A Burton hotel remains only partially open after two people who had stayed at the hotel were later diagnosed with legionnaires’ disease.
The Three Queens Hotel and Lodge, in Bridge Street, was temporarily closed on October 6 on the advice of health professionals from Public Health England (PHE) in the West Midlands, East Staffordshire Borough Council and Staffordshire County Council.
The move followed lab tests showing legionella pneumophila bacteria present in water samples taken from hotel plumbing, and two separate, confirmed cases of legionnaires’ disease in former hotel guests.
Dr Musarrat Afza, consultant with PHE West Midlands Health Protection Team, said: “Isolated cases of legionella infection are reported to us on a regular basis and investigated as a matter of routine.
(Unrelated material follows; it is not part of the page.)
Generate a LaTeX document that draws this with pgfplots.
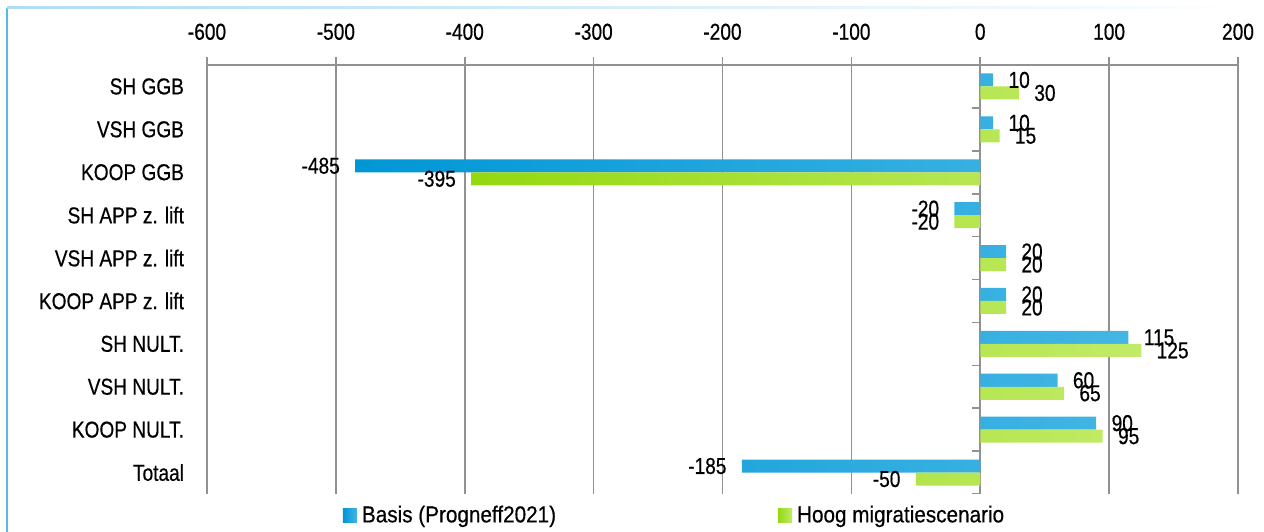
\documentclass[border=0pt]{standalone}
\usepackage{pgfplots}
\pgfplotsset{compat=1.18}
\usepackage{fontspec}
\setmainfont[FakeStretch=0.83,FakeBold=0.5]{Liberation Sans}
\newfontfamily\legfont[FakeStretch=0.9,FakeBold=0.5]{Liberation Sans}
\definecolor{blueL}{RGB}{0,150,214}
\definecolor{blueR}{RGB}{68,182,228}
\definecolor{greenL}{RGB}{148,216,16}
\definecolor{greenR}{RGB}{194,235,104}
\definecolor{gridgray}{RGB}{145,145,145}
\definecolor{frameblue}{RGB}{85,185,235}
\definecolor{frametop}{RGB}{175,220,245}
\begin{document}
\begin{tikzpicture}
\path[use as bounding box] (0,0) rectangle (632bp,266bp);
\draw[line width=1bp, color=frameblue] (3.5bp,0) -- (3.5bp,262bp);
\shade[left color=frametop, right color=white, draw=none] (3.5bp,261.5bp) rectangle (632bp,262.5bp);
\begin{axis}[
  at={(103.5bp,19bp)}, anchor=south west,
  scale only axis, width=515.5bp, height=214.5bp,
  xmin=-600, xmax=200, ymin=-0.5, ymax=9.5,
  axis x line*=top, axis y line*=left,
  y axis line style={draw=none},
  x axis line style={draw=gridgray, line width=0.8bp, -},
  xtick={-600,-500,...,200},
  xtick align=outside, ytick align=inside,
  major tick length=4bp,
  xtick style={draw=gridgray, line width=0.8bp},
  ytick style={draw=none},
  xmajorgrids, major grid style={draw=gridgray, line width=0.8bp},
  ytick={0,...,9},
  yticklabels={Totaal,KOOP NULT.,VSH NULT.,SH NULT.,KOOP APP z. lift,VSH APP z. lift,SH APP z. lift,KOOP GGB,VSH GGB,SH GGB},
  tick label style={font=\fontsize{11.5bp}{13bp}\selectfont, text=black},
  xticklabel style={yshift=5bp},
  yticklabel style={xshift=-8bp},
  /pgf/number format/assume math mode=true,
  point meta=x,
  nodes near coords,
  nodes near coords align={horizontal},
  every node near coord/.append style={font=\fontsize{11.5bp}{13bp}\selectfont, text=black, inner xsep=7.5bp, inner ysep=0pt},
  legend columns=2,
  legend style={draw=none, fill=none, at={(axis description cs:0.1319,-0.0501)}, anchor=west,
    inner sep=0pt, outer sep=0pt,
    nodes={inner sep=0pt, anchor=west, font=\legfont\fontsize{11.5bp}{13bp}\selectfont},
    /tikz/every odd column/.append style={column sep=2.5bp},
    /tikz/every even column/.append style={column sep=111bp}},
]
\addplot[xbar, bar width=6.5bp, bar shift=3.25bp, draw=none, left color=blueL, right color=blueR,
  every node near coord/.append style={yshift=3.25bp},
  legend image code/.code={\fill[left color=blueL, right color=blueR, draw=none] (0bp,-3.5bp) rectangle (7bp,3.5bp);}]
  coordinates {(10,9) (10,8) (-485,7) (-20,6) (20,5) (20,4) (115,3) (60,2) (90,1) (-185,0)};
\addlegendentry{Basis (Progneff2021)}
\addplot[xbar, bar width=6.5bp, bar shift=-3.25bp, draw=none, left color=greenL, right color=greenR,
  every node near coord/.append style={yshift=-3.25bp},
  legend image code/.code={\fill[left color=greenL, right color=greenR, draw=none] (0bp,-3.5bp) rectangle (7bp,3.5bp);}]
  coordinates {(30,9) (15,8) (-395,7) (-20,6) (20,5) (20,4) (125,3) (65,2) (95,1) (-50,0)};
\addlegendentry{Hoog migratiescenario}
\pgfplotsinvokeforeach{-0.5,0.5,1.5,2.5,3.5,4.5,5.5,6.5,7.5,8.5,9.5}{
  \draw[gridgray, line width=0.8bp] (axis cs:0,#1) -- ([xshift=-4bp]axis cs:0,#1);
}
\end{axis}
\end{tikzpicture}
\end{document}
“Following the second case of confirmed legionnaires’ disease with a link to the hotel, we liaised with colleagues in the local Environmental Health team to carry out testing of water systems at the hotel and on discovering legionella, management implemented public health advice to minimise exposure to guests and staff, and closed areas where the bacteria had been detected immediately, and soon after the decision was made to close the hotel completely to allow a full assessment of the water systems and remedial work.
“Members of the Environmental Health team have been testing throughout the process to assess when the various hotel buildings could reopen.”
Two people, who had stayed at the hotel earlier this year, were diagnosed with legionnaires’ disease. The first person was from Nottingham and was diagnosed in January. The second, from Bridlington, Yorkshire, was diagnosed in September and was seriously ill as a result.
She was found to have double pneumonia and spent three weeks in hospital hooked up to a drip and on constant oxygen. When she returned home she was still bed-bound and struggling to breathe.
Malcolm Novell, general manager of The Three Queens Hotel and Lodge, said: “The health and wellbeing of our guests and staff members is of the utmost importance, so we have been working closely with public health professionals from East Staffordshire Borough Council and Public Health England and taking remedial action.
“Once work on our water systems is complete and satisfactory test results have been received from health professionals, we will reopen fully to the public.”
On temporary closure of the hotel, management contacted guests to explain the situation, and notified people who had stayed at the hotel two weeks prior to closure to advise them to make contact if they experienced any symptoms of legionnaires’ disease. It is important to note that legionnaires’ disease cannot be passed from person to person.